If you turn the engine around, you’ll have an oppos rotation and the pump will not work.
Makes sense. Probably explains the reason why they ended up with the current setup.
 
   / Engine drive shaft coupler to hydraulic pump failure. Need help!
  • Thread Starter
#14  
Be sure there isn’t any hidden set screws on the keyway side?
That dimple on the shaft was very suspect at first. It’s not a roll pin or a set screw though. It’s just a dimple, almost as if a grease fitting started to get drilled then just stopped. I can spin the shaft and have since got the rust off and there is nothing.
 
   / Engine drive shaft coupler to hydraulic pump failure. Need help! #15  
U could also cut the current bad splined section off and weld a new 13 spline section on. Or have a hydraulics shop do it. Once you remove the current coupler off. Try heating it
 
   / Engine drive shaft coupler to hydraulic pump failure. Need help! #16  
I have a PowerTrac PT425 with a 25hp Kohler in it. I have pumps on both sides of the motor. So one side has the original shaft that drives some continuous fixed volume pumps, and the other side of the engine has the screen removed and a PTO stub shaft installed to drive the variable volume drive pump.

Something like this..

As others have mentioned, rotation has to be noted.

The fixed volume pumps are bolted directly to the engine with a pump mount. The variable volume pump on the other side is connected with a lovejoy.

The beauty of the lovejoy is you can purchase one have to fit the engine shaft size and the other to fit the pump shaft size. Works great.

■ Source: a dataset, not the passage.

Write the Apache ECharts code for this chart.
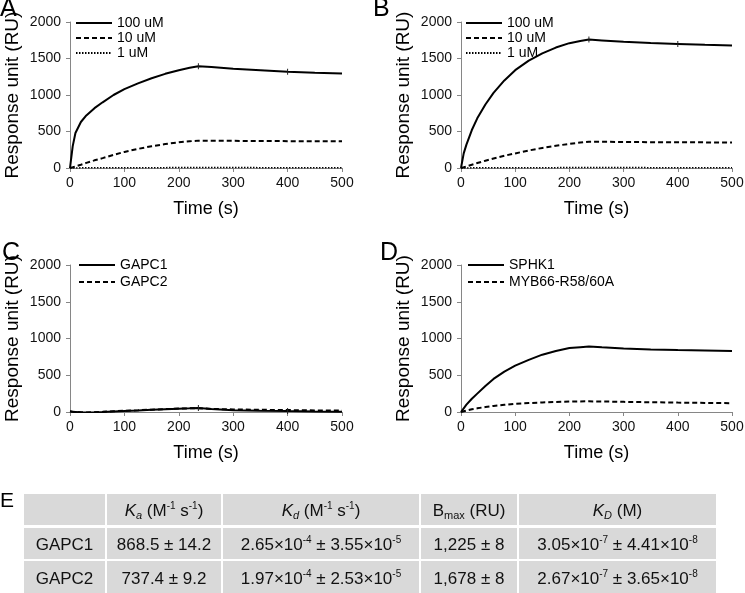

Good luck with your project.
 
   / Engine drive shaft coupler to hydraulic pump failure. Need help! #17  
Try surplus center out of Nebraska for couplers
 
   / Engine drive shaft coupler to hydraulic pump failure. Need help! #19  
Heat, or split it with a grinder and zip disc. If the coupler is stripped, you dont have to worry about ruining it.

Zip-disc across the top of the keyway.....You dont have to worry about nicking the shaft and its less grinding because thats the thinnest part of the coupler.

Then a small cold chisel or screwdriver as a wedge to open it up a bit
 
   / Engine drive shaft coupler to hydraulic pump failure. Need help! #20  
The shaft is all ready gaulded that’s why the coupler wont come off. Heat isn’t going to do any good. may have to cut it off to have any chance of saving the crankshaft.